L'intervention humanitaire n'est pas neutre non plus du point de vue des bailleurs. Elle leur fournit, malgré qu'elle en ait, l'excuse d'une diplomatie par procuration, sur des théâtres où les chancelleries n'osent pas ou ne peuvent pas intervenir : en Somalie, dans l'est du Congo, au Darfour … Elle est surtout financée par eux en fonction de leurs priorités stratégiques. Ainsi l'aide humanitaire américaine bénéficie-t-elle aux alliés les plus fidèles et pas aux pays les plus nécessiteux.
Les humanitaires ont pris la pleine mesure des effets pervers de leurs interventions. Les plus courageux recommandent parfois le retrait. Mais l'auteur souligne combien cette lucidité est rare (MSF s'est ainsi retiré de Corée du nord en 1998 après avoir tiré les conclusions de son instrumentalisation par le régime). le plus souvent, les humanitaires préfèrent continuer à sauver quelques vies - au risque, par leur présence, d'exacerber un conflit qui en détruira beaucoup d'autres. Ce court-termisme, qui n'est pas sans puissantes justifications morales, est nourri par le fort taux de rotation des humanitaires et l'insuffisante capitalisation d'expérience.
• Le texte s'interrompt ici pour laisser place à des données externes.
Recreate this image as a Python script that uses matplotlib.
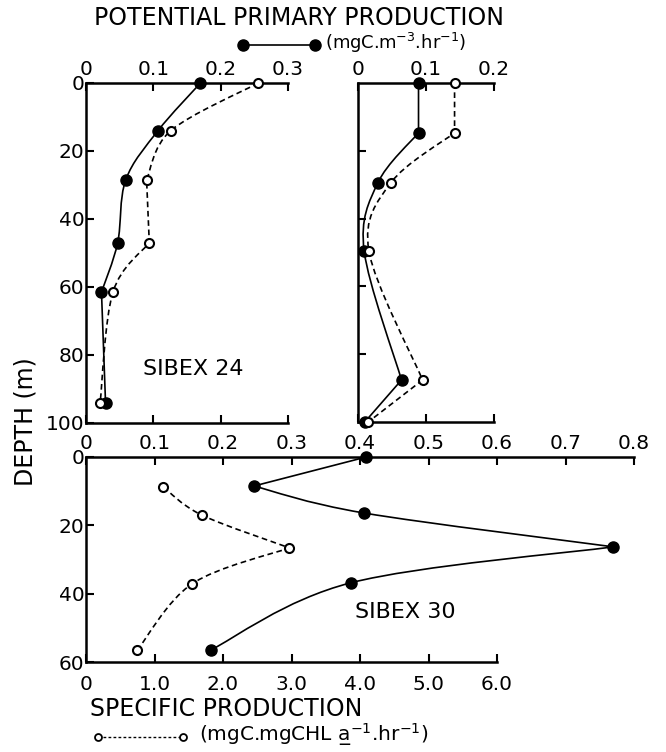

Un autre volet de la question est le recours, par les humanitaires eux-mêmes, à des moyens militaires pour arriver à leurs fins. Il ne s'agit plus (comme dans le jus in bello) d'analyser le comportement des humanitaires durant les conflits mais (comme dans le jus ad bellum) d'apprécier la légitimité du recours à la force.
Droit humanitaire d'ingérence, sécurité humaine ou responsabilité de protéger sont autant de concepts contemporains forgés pour justifier des « interventions d'humanité » comme le XIXème siècle en a déjà connu (en Grèce en 1828, au Liban en 1860). Aujourd'hui comme hier, le recours à la force n'est jamais moralement pur. le souci de sauver des vies est toujours conjugué à des priorités stratégiques plus ou moins prégnantes. Dès lors, les questions posées par l'association des humanitaires aux opérations de maintien de la paix ne sont pas si inédites.
Marc-Antoine Pérouse de Montclos s'inscrit en faux avec le concept, à la mode, des « urgences complexes » apparu dans les années 1990. Son livre a le mérite de replacer ces questions dans le long terme historique. Les urgences humanitaires en Russie dans les années 20 ou au Biafra dans les années 60 n'étaient pas moins complexes que celles que rencontrent les humanitaires aujourd'hui au Darfour ou en Birmanie.
C'est là peut-être le plus grand intérêt de ce livre, écrit par un universitaire à l'impressionnant encyclopédisme. Les questions qu'il présente ont surgi durant les années 90. Alors que la fin de la guerre froide faisait naître l'espoir, vite déçu, d'un nouvel ordre mondial, les humanitaires avaient interrogé leurs pratiques avec un scepticisme croissant. Jean-Christope Ruffin décrivait « le piège humanitaire » (Lattès, 1986),
Alain Destexhe « L'humanitaire impossible » (
Armand Colin, 1993) et
Rony Brauman «
Humanitaire, le dilemme » (Textuel, 1996). Puisant dans une impressionnante bibliographie, pour l'essentiel anglo-saxonne, et reposant sur une approche historique qui relativise les difficultés du temps présent, l'ouvrage de Marc-Antoine Pérouse de Montclos a le mérite de prendre du recul sur ce débat toujours d'actualité.